Thursday, March 29, 2012

The Perfect IT Department

We spend a lot of time developing IT strategies. A typical strategy starts with a mission, vision, and purpose. I've read several IT strategic plans recently and I have come to the conclusion that organizations have become pretty good at developing these documents. Execution of the plan is tricky, but successful implementation is also becoming a more commonplace skill.

What seems to be missing from these plans is the opportunity to dream. We have become quite good at mechanically developing goals and objectives, then putting in place the processes to get them done. Results are delivered on time, on budget, and in scope. What falls through the cracks is creativity. Creativity is the spark that ignites innovation.

Sometimes we need to dream.

I recently read the actual text of one of my favourite speeches of all time. It was an eye-opener because the passion of the speaker seemed to overwhelm the actual written word. But the text is just as powerful as the delivery. A key line of the speech:
"I have a dream that one day every valley shall be exalted, and every hill and mountain shall be made low, the rough places will be made plain, and the crooked places will be made straight;"
I don't have Martin Luther King's eloquence, but his idea is powerful. Let us dream first. The reality and implementation follow the dream. If we were to dream about the perfect IT department, what would it look like? Imagine an IT strategy where contributors were asked to close their eyes and dream of the perfect IT department. What if we could simply imagine what we want to be when we grow up?

Here's my dream IT department ...
Under ideal circumstances, the information technology department is seamlessly integrated into all processes at the organization. The department provides secure and reliable access anywhere, anytime to dependable high performance information technology services. The people who provide the service are trusted and inspire confidence in the technologies they deliver. The department generates innovative ideas supporting the purpose and mission of the organization. Similarly, continuous process improvement ideas are sourced from the information technology department in a collaborative manner.  New projects are delivered within promised timeframes and budgets. Ongoing services meet or exceed customer expectations. People in the information technology department enjoy their work and their customers enjoy working with them. The culture of the department embraces an outstanding client-centric service ethic.

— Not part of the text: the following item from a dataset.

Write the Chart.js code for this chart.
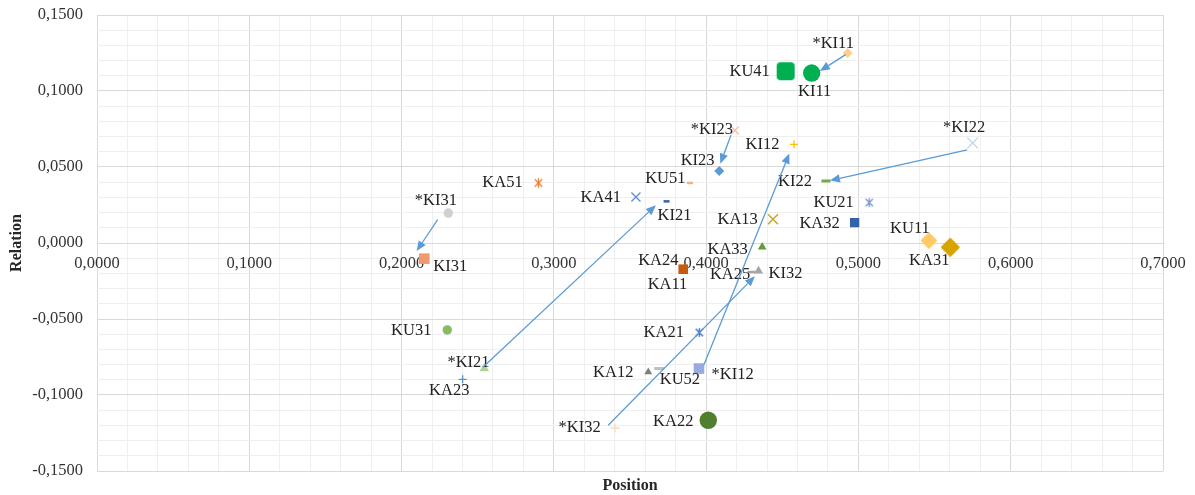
<!DOCTYPE html>
<html>
<head>
<meta charset="utf-8">
<script src="https://cdn.jsdelivr.net/npm/chart.js@4/dist/chart.umd.min.js"></script>
<style>
  html, body { margin: 0; padding: 0; background: #fff; overflow: hidden; }
  #wrap { width: 1195px; height: 495px; position: relative; }
</style>
</head>
<body>
<div id="wrap"><canvas id="chart"></canvas></div>
<script>
// ---- data ----
const pointNames = ['KU41','KI11','*KI11','*KI23','KI23','KI12','*KI22','KI22','KU21','KA32','KA13',
  'KU11','KA31','KA51','KA41','KU51','KI21','*KI31','KI31','KA24','KA11','KA33','KI32','KA25',
  'KU31','*KI21','KA23','KA21','KA12','KU52','*KI12','KA22','*KI32'];

const positionValues = [0.4522, 0.4693, 0.4929, 0.4189, 0.4086, 0.4577, 0.5750, 0.4787, 0.5071, 0.4975, 0.4439,
  0.5463, 0.5603, 0.2899, 0.3539, 0.3894, 0.3740, 0.2307, 0.2149, 0.3850, 0.3850, 0.4368, 0.4344, 0.4298,
  0.2300, 0.2543, 0.2401, 0.3955, 0.3620, 0.3692, 0.3953, 0.4014, 0.3401];

const relationValues = [0.1130, 0.1118, 0.1250, 0.0741, 0.0474, 0.0649, 0.0658, 0.0408, 0.0266, 0.0134, 0.0156,
  0.0016, -0.0028, 0.0395, 0.0303, 0.0395, 0.0274, 0.0197, -0.0103, -0.0173, -0.0173, -0.0026, -0.0184, -0.0191,
  -0.0572, -0.0826, -0.0897, -0.0589, -0.0849, -0.0826, -0.0826, -0.1166, -0.1217];

// shift arrows: start and end in (Position, Relation) values
const arrowFromX = [0.4916, 0.4163, 0.5714, 0.2237, 0.2534, 0.3357, 0.3986];
const arrowFromY = [0.1239, 0.0709, 0.0612, 0.0154, -0.0818, -0.1199, -0.0800];
const arrowToX   = [0.4747, 0.4093, 0.4813, 0.2099, 0.3670, 0.4320, 0.4546];
const arrowToY   = [0.1132, 0.0522, 0.0411, -0.0053, 0.0248, -0.0219, 0.0588];

const xTickValues = [0, 0.1, 0.2, 0.3, 0.4, 0.5, 0.6, 0.7];
const yTickValues = [-0.15, -0.1, -0.05, 0, 0.05, 0.1, 0.15];

// ---- marker styles (shape, colour, radius, line width) ----
const markerShape = ['roundSquare','circle','rectRot','crossRot','rectRot','cross','crossRot','line','star','rect','crossRot',
  'diamond','diamond','star','crossRot','line','line','circle','rect','rect','rect','triangle','triangle','line',
  'circle','triangle','cross','star','triangle','line','rect','circle','cross'];
const markerColor = ['#00b050','#00b050','#fdd08c','#f6b9a6','#5b9bd5','#ffc000','#c2d6ef','#70ad47','#7a95d6','#3560ac','#c9a227',
  '#ffca66','#d6a400','#ed7d31','#5b8fd6','#f4b183','#3b5fb0','#d0d0d0','#f29a6e','#c55a11','#c55a11','#5f9e3a','#a5a5a5','#a5a5a5',
  '#86bc63','#b0d498','#5b8fd0','#4472c4','#7f7f7f','#bfbfbf','#9aa9de','#507f2f','#fbd9bc'];
const markerSize = [9, 8.7, 5, 5.7, 5, 4, 7.5, 4.5, 4.6, 6.6, 7,
  8, 9.3, 4.7, 6.4, 3, 3, 4.7, 7.5, 6.6, 6.6, 5, 5.2, 4,
  4.7, 5.6, 4, 4.6, 4.6, 5, 7.5, 8.7, 4.5];
const markerLine = [0, 0, 0, 1.3, 0, 1.3, 1.3, 3, 1.3, 0, 1.4,
  0, 0, 1.3, 1.3, 2.5, 2.5, 0, 0, 0, 0, 0, 0, 2.5,
  0, 0, 1.3, 1.3, 0, 3, 0, 0, 1.3];

// label placement: offset of the text centre from the marker, in px
const labelOffset = [[-36,0],[3,18.5],[-14.4,-9.5],[-23,-1],[-21.6,-10.7],[-31.5,0.5],[-8.5,-15],[-31,1],[-35.6,0],[-35,0.7],[-35.3,0],
  [-19,-11.5],[-21,13.5],[-36,0],[-35.2,0.8],[-24.7,-4.7],[8,14.8],[-12.5,-12],[26,8],[-25,-8.5],[-15.8,15.2],[-34.5,2.3],[27,2.6],[-21.4,3],
  [-36,1],[-15.8,-5.8],[-13.4,11.8],[-35.5,0],[-35,0.8],[20.7,11],[33.7,6],[-35,1],[-35.3,0]];

const SERIF = '"Liberation Serif", "Times New Roman", serif';
const fmt = v => {
  const r = Math.round(v * 10000) / 10000;
  return (r === 0 ? 0 : r).toFixed(4).replace('.', ',');
};

function markerCanvas(s) {
  const c = document.createElement('canvas');
  c.width = s; c.height = s;
  return c;
}
// asterisk marker: X with a vertical stroke
function starMarker(color, r, lw) {
  const s = Math.ceil(2 * r + lw + 4);
  const c = markerCanvas(s);
  const g = c.getContext('2d');
  const m = s / 2;
  g.strokeStyle = color; g.lineWidth = lw;
  g.beginPath();
  g.moveTo(m - r * 0.8, m - r * 0.8); g.lineTo(m + r * 0.8, m + r * 0.8);
  g.moveTo(m + r * 0.8, m - r * 0.8); g.lineTo(m - r * 0.8, m + r * 0.8);
  g.moveTo(m, m - r); g.lineTo(m, m + r);
  g.stroke();
  return c;
}
// diamond with rounded corners
function diamondMarker(color, h) {
  const s = Math.ceil(2 * h + 4);
  const c = markerCanvas(s);
  const g = c.getContext('2d');
  const m = s / 2, d = h - 1.5;
  g.fillStyle = color; g.strokeStyle = color; g.lineWidth = 3; g.lineJoin = 'round';
  g.beginPath();
  g.moveTo(m, m - d); g.lineTo(m + d, m); g.lineTo(m, m + d); g.lineTo(m - d, m); g.closePath();
  g.fill(); g.stroke();
  return c;
}
// square with softly rounded corners
function roundSquareMarker(color, h) {
  const s = Math.ceil(2 * h + 2);
  const c = markerCanvas(s);
  const g = c.getContext('2d');
  const m = s / 2;
  g.fillStyle = color;
  g.beginPath();
  g.roundRect(m - h, m - h, 2 * h, 2 * h, h * 0.42);
  g.fill();
  return c;
}

const pointStyles = markerShape.map((sh, i) => {
  if (sh === 'star') return starMarker(markerColor[i], markerSize[i], markerLine[i]);
  if (sh === 'diamond') return diamondMarker(markerColor[i], markerSize[i]);
  if (sh === 'roundSquare') return roundSquareMarker(markerColor[i], markerSize[i]);
  return sh;
});

const scatterData = positionValues.map((x, i) => ({ x: x, y: relationValues[i] }));

const gridColor = (step) => (ctx) => {
  const v = ctx.tick ? ctx.tick.value : 0;
  return Math.abs(Math.round(v * 1000) % step) === 0 ? '#d9d9d9' : '#efefef';
};

const range = (a, b, n) => { const out = []; for (let k = 0; k <= n; k++) out.push(a + (b - a) * k / n); return out; };

// labels and arrows drawn over the markers
const annotate = {
  id: 'annotate',
  afterDatasetsDraw(chart) {
    const ctx = chart.ctx, xs = chart.scales.x, ys = chart.scales.y;
    ctx.save();
    ctx.font = '16.5px ' + SERIF;
    ctx.fillStyle = '#222';
    ctx.textAlign = 'center';
    ctx.textBaseline = 'middle';
    pointNames.forEach((name, i) => {
      const px = xs.getPixelForValue(positionValues[i]);
      const py = ys.getPixelForValue(relationValues[i]);
      ctx.fillText(name, px + labelOffset[i][0], py + labelOffset[i][1]);
    });
    ctx.strokeStyle = '#5b9bd5';
    ctx.fillStyle = '#5b9bd5';
    ctx.lineWidth = 1.3;
    arrowFromX.forEach((fx, i) => {
      const x1 = xs.getPixelForValue(fx), y1 = ys.getPixelForValue(arrowFromY[i]);
      const x2 = xs.getPixelForValue(arrowToX[i]), y2 = ys.getPixelForValue(arrowToY[i]);
      const a = Math.atan2(y2 - y1, x2 - x1);
      const len = 10, half = 4.2;
      const bx = x2 - Math.cos(a) * len, by = y2 - Math.sin(a) * len;
      ctx.beginPath();
      ctx.moveTo(x1, y1); ctx.lineTo(bx, by);
      ctx.stroke();
      ctx.beginPath();
      ctx.moveTo(x2, y2);
      ctx.lineTo(bx + Math.sin(a) * half, by - Math.cos(a) * half);
      ctx.lineTo(bx - Math.sin(a) * half, by + Math.cos(a) * half);
      ctx.closePath();
      ctx.fill();
    });
    ctx.restore();
  }
};

new Chart(document.getElementById('chart'), {
  type: 'scatter',
  data: {
    datasets: [{
      data: scatterData,
      xAxisID: 'x',
      yAxisID: 'y',
      pointStyle: pointStyles,
      pointRadius: markerSize,
      backgroundColor: markerColor,
      borderColor: markerColor,
      borderWidth: markerLine
    }]
  },
  options: {
    responsive: true,
    maintainAspectRatio: false,
    animation: false,
    events: [],
    layout: { padding: { left: 0, right: 32, top: 15, bottom: 0 } },
    plugins: { legend: { display: false }, tooltip: { enabled: false } },
    scales: {
      x: {
        type: 'linear',
        position: 'bottom',
        min: 0, max: 0.7,
        afterBuildTicks: s => { s.ticks = range(0, 0.7, 35).map(v => ({ value: v })); },
        afterFit: s => { s.height = 24; s.paddingLeft = 0; s.paddingRight = 0; },
        ticks: { display: false },
        grid: { color: gridColor(100), lineWidth: 1, drawTicks: false },
        border: { display: false },
        title: {
          display: true, text: 'Position', color: '#262626',
          font: { family: SERIF, size: 16, weight: 'bold' },
          padding: { top: 0.5, bottom: 0 }
        }
      },
      x2: {
        type: 'linear',
        axis: 'x',
        position: { y: 0 },
        min: 0, max: 0.7,
        afterBuildTicks: s => { s.ticks = xTickValues.map(v => ({ value: v })); },
        afterFit: s => { s.paddingLeft = 0; s.paddingRight = 0; },
        grid: { display: false, drawTicks: false },
        border: { display: false },
        ticks: {
          color: '#333', padding: 11, autoSkip: false, maxRotation: 0,
          font: { family: SERIF, size: 16.5 },
          callback: v => fmt(v)
        }
      },
      y: {
        type: 'linear',
        position: 'left',
        min: -0.15, max: 0.15,
        afterBuildTicks: s => { s.ticks = range(-0.15, 0.15, 30).map(v => ({ value: v })); },
        afterFit: s => { s.width = 97; s.paddingTop = 0; s.paddingBottom = 0; },
        grid: { color: gridColor(50), lineWidth: 1, drawTicks: false },
        border: { display: false },
        ticks: {
          color: '#333', padding: 14, autoSkip: false,
          font: { family: SERIF, size: 16.5 },
          callback: v => yTickValues.some(t => Math.abs(t - v) < 1e-9) ? fmt(v) : ''
        },
        title: {
          display: true, text: 'Relation', color: '#262626',
          font: { family: SERIF, size: 16, weight: 'bold' },
          padding: { top: 7, bottom: 0 }
        }
      }
    }
  },
  plugins: [annotate]
});
</script>
</body>
</html>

Clients of the department embrace technology and enthusiastically work with the department to build a better future for customers and the organization.
Would not the dream create a better mission, vision, and purpose? Once you have the dream, you have the fuel to inspire an exciting strategy. A strategy where IT really can change your world. A strategy where you can make the rough technology plain and the crooked systems straight.



  1. We lost much of our spark around the same time we started to answer the question "what next" with "package". I'm not saying there's anything wrong with packages per se, but the joy of creation disappears about the same time bespoke code for the enterprise was depreciated as a way to solve a problem.

    When the post-1999 budget crunches and years of compliance implementations followed, the dream definitely died.

    1. I suspect there are other ways to re-ignite the spark, but it takes a lot more effort!

      I'm also surprised to see the re-birth of software development in IT organizations. We're certainly nowhere near a renaissance of new app creation in IT, but the pendulum has begun to swing back towards custom development of organization-unique applications - albeit on a small scale.


  2. Thank you mark for sharing you "Dream IT Department" statement. It is definitely an aspirational goal that will inspire all areas of the IT department. IT is lofty enough to provide vision and yet not so "out there" that will be perceived as unrealistic.
    BJ Jensen

  3. Just a side note about Dr. King's quote - it's Isaiah 40:4. He may not have written that poetry, but he did effectively leverage it to change his cultural paradigm. (-:

    1. Thanks! I didn't realize the quote was from Isaiah, but that makes sense given the context and his background.